Au sein de la CCIM nous assistons à un changement de culture et de nos priorités. C’est un défi que nous sommes en passe d’accomplir. D’abord au niveau de la gestion de nos ressources. Malgré l’arrêt des Concessions, -où nous conservons un pouvoir de décision puisque la CCIM préside le Conseil de Surveillance de l‘aéroport et du Port- nos comptes sont équilibrés et nous conservons une liberté de mener nos projets, d’inventer et d’innover. Nous sommes attentifs à l’évolution de nos équipes par la formation et le recrutement de nos nouveaux collaborateurs, en remplacement de ceux qui partent à la retraite.

Au niveau de nos relations avec nos partenaires institutionnels cela demande de réfléchir à un rééquilibrage des pouvoirs et des responsabilités, de définir les pôles de compétences de chacun pour mieux travailler ensemble. Cela nécessite un fort sens de l’intérêt général et une envie de collaborer au delà de nos «chapelles institutionnelles » qui ont des histoires et cultures différentes.

 

Quels sont les grands projets qui vous occupent ?

Notre périmètre d’action couvre tout le spectre de l’assistance aux entrepreneurs et à l’amélioration de leur cadre d’action.

Notre plan d’action en cours couvre la création et l’animation de zones d’activité, la digitalisation du territoire, l’amélioration des moyens et voies de transport pour les entreprises, et même l’évolution du cadre règlementaire et législatif. C’est ainsi que nous travaillons activement sur le transfert d’attribution du Registre du Commerce vers les CCI d’outremer (dont le principe a été acté dans la loi Lurel en 2012) et la création d’un statut de l’entreprise ultramarine pouvant apporter de la clarté et de la cohérence pour tous les acteurs économiques.

Nous collaborons avec la Région Martinique et l’Etat sur la Maison des Entreprises, en réhabilitant des réseaux dans les zones d’activité existantes, en créant les conditions favorables à un Eco Parc consacré à la biodiversité ; en prenant en charge une voie interzone au Lamentin, ou en travaillant à l’élargissement du périmètre portuaire à la Pointe Des Grives.

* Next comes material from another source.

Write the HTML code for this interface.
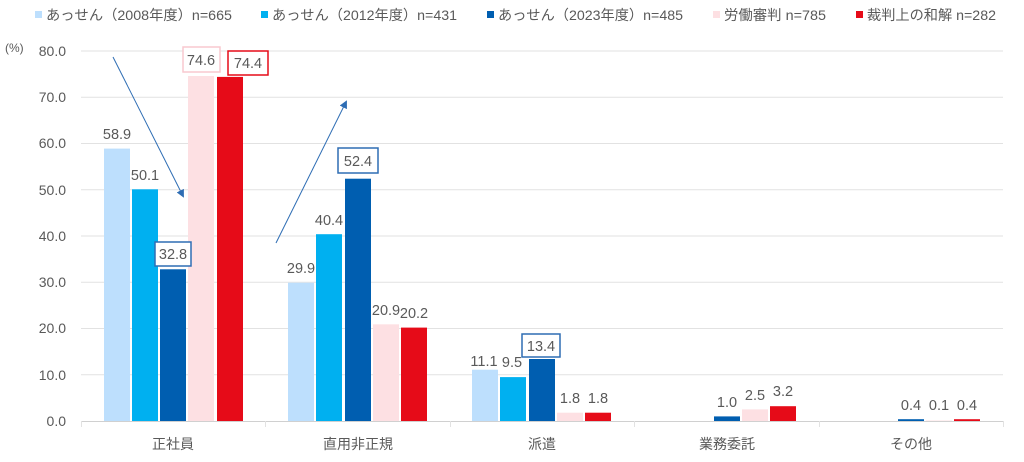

Nous allons prochainement commencer la construction du Pôle Consulaire de formation. Nous avons enrichi l’offre de formation locale, avec la diversification de notre offre de formation continue et en alternance, mais aussi la création, au sein de l’EGC, d’un Bachelor Chef de projet en marketing Internet. Nous avons également renforcé notre partenariat avec HEC sur la formation continue et préparons un Master Business Caraïbe (EGC).

Nous avons rapproché la Chambre de Commerce et d’Industrie du grand public avec l’organisation de la Nuit de l’Orientation et le succès de MadinExpo.

Nous avons rapproché le fonctionnement même de la CCI des besoins des entreprises en ouvrant nos locaux dorénavant le mercredi et le vendredi après-midi, et en élargissant notre offre de prestations.

 

Quelle vision du futur portez-vous auprès des entrepreneurs ?

Le cycle économique entamé depuis 5 ans est d’une amplitude inégalée, avec une baisse du PIB de 6,3% en 2009, ou une chute de 25% du marché du BTP. Il faut rendre hommage et surtout soutenir tous ces hommes et femmes qui œuvrent au quotidien pour faire vivre l’entreprise ultramarine et assurer nos emplois. Mais comme toute transition, celle-ci peut nous apporter des améliorations porteuses d’avenir. Cela suppose de remettre en cause certains acquis et certaines habitudes. Les outre-mer doivent défendre leurs intérêts ensemble : c’est pourquoi nous fédérons nos efforts avec les CCI d’Outre- Mer au sein d’une Association créée depuis le début de notre mandature. Mais, nous devons également trouver le courage de faire des arbitrages économes en fonds publics, de redéfinir ou fusionner les structures qui le peuvent et de concentrer les efforts sur le véritable pourvoyeur d’emplois : l’Entreprise.